The Reformed Evangelical Presbyterian Church of Colombia (in Spanish Iglesia Reformada Evangélica Presbiteriana de Colombia or IREPC), also known as Reformed Church of Latin America, is a Protestant Reformed denomination, founded in Colombia in 1992, by missionaries from the Presbyterian Church in America.

== History ==

Presbyterianism arrived in Colombia in 1855, when Reverend Ramón Montsalvatge arrived in the country. His work led to the formation of the Presbyterian Church of Colombia (PCC).

In 1992, missionaries from the Presbyterian Church in America (IPA) began planting churches in Bogotá. Several churches arose from there, which could not affiliate with the Presbyterian Church of Colombia (PCC) due to doctrinal differences between the PCC and the IPA.

Together, these churches decided to form a new denomination, the "Reformed Evangelical Presbyterian Church of Colombia" (IREPC). The first general assembly was held in 2000.

The first Colombian pastors ordained were Rev. Rafael Leal and James Leal, in 2001.

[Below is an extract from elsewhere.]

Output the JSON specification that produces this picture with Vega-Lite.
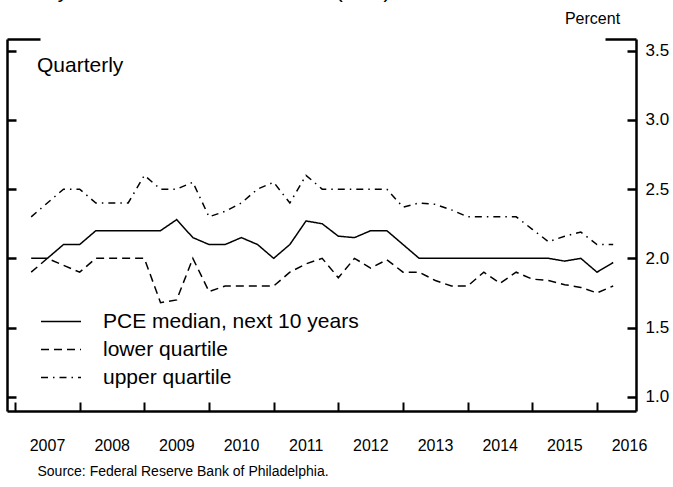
{
  "$schema": "https://vega.github.io/schema/vega-lite/v6.json",
  "width": 629,
  "height": 372,
  "autosize": {"type": "none"},
  "padding": {"left": 7, "top": 39, "right": 37, "bottom": 76},
  "background": "white",
  "title": {
    "text": "Survey of Professional Forecasters (SPF)",
    "anchor": "start",
    "frame": "group",
    "fontSize": 21,
    "fontWeight": "normal",
    "font": "Liberation Sans",
    "color": "black",
    "baseline": "alphabetic",
    "offset": 8,
    "dx": -4,
    "dy": 17
  },
  "config": {
    "view": {"stroke": null},
    "font": "Liberation Sans",
    "axis": {
      "domainColor": "black",
      "tickColor": "black",
      "labelColor": "black",
      "titleColor": "black",
      "grid": false,
      "labelFont": "Liberation Sans",
      "titleFont": "Liberation Sans"
    }
  },
  "datasets": {
    "spf": [
      {"t": 2007.25, "PCE median, next 10 years": 2.0, "lower quartile": 1.9, "upper quartile": 2.3},
      {"t": 2007.5, "PCE median, next 10 years": 2.0, "lower quartile": 2.0, "upper quartile": 2.4},
      {"t": 2007.75, "PCE median, next 10 years": 2.1, "lower quartile": 1.95, "upper quartile": 2.5},
      {"t": 2008.0, "PCE median, next 10 years": 2.1, "lower quartile": 1.9, "upper quartile": 2.5},
      {"t": 2008.25, "PCE median, next 10 years": 2.2, "lower quartile": 2.0, "upper quartile": 2.4},
      {"t": 2008.5, "PCE median, next 10 years": 2.2, "lower quartile": 2.0, "upper quartile": 2.4},
      {"t": 2008.75, "PCE median, next 10 years": 2.2, "lower quartile": 2.0, "upper quartile": 2.4},
      {"t": 2009.0, "PCE median, next 10 years": 2.2, "lower quartile": 2.0, "upper quartile": 2.6},
      {"t": 2009.25, "PCE median, next 10 years": 2.2, "lower quartile": 1.68, "upper quartile": 2.5},
      {"t": 2009.5, "PCE median, next 10 years": 2.28, "lower quartile": 1.7, "upper quartile": 2.5},
      {"t": 2009.75, "PCE median, next 10 years": 2.15, "lower quartile": 2.0, "upper quartile": 2.55},
      {"t": 2010.0, "PCE median, next 10 years": 2.1, "lower quartile": 1.76, "upper quartile": 2.3},
      {"t": 2010.25, "PCE median, next 10 years": 2.1, "lower quartile": 1.8, "upper quartile": 2.34},
      {"t": 2010.5, "PCE median, next 10 years": 2.15, "lower quartile": 1.8, "upper quartile": 2.4},
      {"t": 2010.75, "PCE median, next 10 years": 2.1, "lower quartile": 1.8, "upper quartile": 2.5},
      {"t": 2011.0, "PCE median, next 10 years": 2.0, "lower quartile": 1.8, "upper quartile": 2.55},
      {"t": 2011.25, "PCE median, next 10 years": 2.1, "lower quartile": 1.9, "upper quartile": 2.4},
      {"t": 2011.5, "PCE median, next 10 years": 2.27, "lower quartile": 1.96, "upper quartile": 2.6},
      {"t": 2011.75, "PCE median, next 10 years": 2.25, "lower quartile": 2.0, "upper quartile": 2.5},
      {"t": 2012.0, "PCE median, next 10 years": 2.16, "lower quartile": 1.86, "upper quartile": 2.5},
      {"t": 2012.25, "PCE median, next 10 years": 2.15, "lower quartile": 2.0, "upper quartile": 2.5},
      {"t": 2012.5, "PCE median, next 10 years": 2.2, "lower quartile": 1.93, "upper quartile": 2.5},
      {"t": 2012.75, "PCE median, next 10 years": 2.2, "lower quartile": 1.99, "upper quartile": 2.5},
      {"t": 2013.0, "PCE median, next 10 years": 2.1, "lower quartile": 1.9, "upper quartile": 2.37},
      {"t": 2013.25, "PCE median, next 10 years": 2.0, "lower quartile": 1.9, "upper quartile": 2.4},
      {"t": 2013.5, "PCE median, next 10 years": 2.0, "lower quartile": 1.84, "upper quartile": 2.39},
      {"t": 2013.75, "PCE median, next 10 years": 2.0, "lower quartile": 1.8, "upper quartile": 2.35},
      {"t": 2014.0, "PCE median, next 10 years": 2.0, "lower quartile": 1.8, "upper quartile": 2.3},
      {"t": 2014.25, "PCE median, next 10 years": 2.0, "lower quartile": 1.9, "upper quartile": 2.3},
      {"t": 2014.5, "PCE median, next 10 years": 2.0, "lower quartile": 1.82, "upper quartile": 2.3},
      {"t": 2014.75, "PCE median, next 10 years": 2.0, "lower quartile": 1.9, "upper quartile": 2.3},
      {"t": 2015.0, "PCE median, next 10 years": 2.0, "lower quartile": 1.85, "upper quartile": 2.21},
      {"t": 2015.25, "PCE median, next 10 years": 2.0, "lower quartile": 1.84, "upper quartile": 2.12},
      {"t": 2015.5, "PCE median, next 10 years": 1.98, "lower quartile": 1.81, "upper quartile": 2.16},
      {"t": 2015.75, "PCE median, next 10 years": 2.0, "lower quartile": 1.79, "upper quartile": 2.19},
      {"t": 2016.0, "PCE median, next 10 years": 1.9, "lower quartile": 1.75, "upper quartile": 2.1},
      {"t": 2016.25, "PCE median, next 10 years": 1.97, "lower quartile": 1.8, "upper quartile": 2.1}
    ]
  },
  "layer": [
    {
      "data": {"name": "spf"},
      "transform": [
        {"fold": ["PCE median, next 10 years", "lower quartile", "upper quartile"], "as": ["series", "value"]}
      ],
      "mark": {"type": "line", "color": "black", "strokeWidth": 1.5},
      "encoding": {
        "x": {
          "field": "t",
          "type": "quantitative",
          "scale": {"domain": [2006.876, 2016.603], "nice": false, "zero": false},
          "axis": {
            "orient": "bottom",
            "values": [2007, 2008, 2009, 2010, 2011, 2012, 2013, 2014, 2015, 2016],
            "format": "d",
            "labelOffset": 32,
            "labelFlush": false,
            "labelOverlap": false,
            "labelBound": false,
            "tickSize": -9,
            "tickWidth": 2,
            "domainWidth": 2.5,
            "labelFontSize": 16,
            "labelPadding": 35,
            "title": "Source: Federal Reserve Bank of Philadelphia.",
            "titleAnchor": "start",
            "titleAlign": "left",
            "titleX": 30,
            "titleY": 64,
            "titleBaseline": "alphabetic",
            "titleFontSize": 14,
            "titleFontWeight": "normal"
          }
        },
        "y": {
          "field": "value",
          "type": "quantitative",
          "scale": {"domain": [0.897, 3.585], "nice": false, "zero": false},
          "axis": {
            "orient": "left",
            "values": [1, 1.5, 2, 2.5, 3, 3.5],
            "labels": false,
            "tickSize": -9,
            "tickWidth": 2.5,
            "domainWidth": 2.5,
            "title": null
          }
        },
        "strokeDash": {
          "field": "series",
          "type": "nominal",
          "scale": {
            "domain": ["PCE median, next 10 years", "lower quartile", "upper quartile"],
            "range": [[1, 0], [8, 5], [7, 5, 1.5, 5]]
          },
          "legend": {
            "title": null,
            "orient": "none",
            "legendX": 33,
            "legendY": 272,
            "padding": 0,
            "symbolType": "stroke",
            "symbolSize": 1600,
            "symbolStrokeWidth": 1.5,
            "symbolStrokeColor": "black",
            "clipHeight": 21,
            "rowPadding": 6,
            "labelFontSize": 21,
            "labelFont": "Liberation Sans",
            "labelColor": "black",
            "labelOffset": 21,
            "labelLimit": 500
          }
        }
      }
    },
    {
      "data": {"values": [{}]},
      "mark": {"type": "text", "text": "Quarterly", "align": "left", "baseline": "alphabetic", "fontSize": 21, "font": "Liberation Sans", "color": "black"},
      "encoding": {
        "x": {
          "datum": 2007.34,
          "type": "quantitative",
          "scale": {"domain": [2006.876, 2016.603], "nice": false, "zero": false},
          "axis": {
            "orient": "top",
            "ticks": false,
            "labels": false,
            "title": null,
            "domainWidth": 2.5,
            "domainDash": [33, 565, 31]
          }
        },
        "y": {
          "datum": 3.35,
          "type": "quantitative",
          "scale": {"domain": [0.897, 3.585], "nice": false, "zero": false},
          "axis": {
            "orient": "right",
            "values": [1, 1.5, 2, 2.5, 3, 3.5],
            "format": ".1f",
            "tickSize": -9,
            "tickWidth": 2.5,
            "domainWidth": 2.5,
            "labelFontSize": 17,
            "labelPadding": 18,
            "labelOverlap": false,
            "labelFlush": false,
            "title": "Percent",
            "titleAngle": 0,
            "titleX": -44,
            "titleY": -16,
            "titleAlign": "center",
            "titleBaseline": "alphabetic",
            "titleFontSize": 16,
            "titleFontWeight": "normal"
          }
        }
      }
    }
  ],
  "resolve": {"axis": {"x": "independent", "y": "independent"}}
}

Since then, the denomination has grown to 14 churches in 2 presbyteries.

== Doctrine ==
The denomination subscribes to the Westminster Confession of Faith, Westminster Larger Catechism and Westminster Shorter Catechism.

== Theology ==
- Westminster Confession of Faith - the original form of 1647, adopted by the Presbyterian church in the nineteenth century.
- Westminster Shorter Catechism
- Westminster Larger Catechism

== Inter-Church Relations ==

The denomination was once a member of the World Reformed Fellowship.

In 2010, the IREPC sent a delegate to the Supreme Council of the Presbyterian Church of Brazil.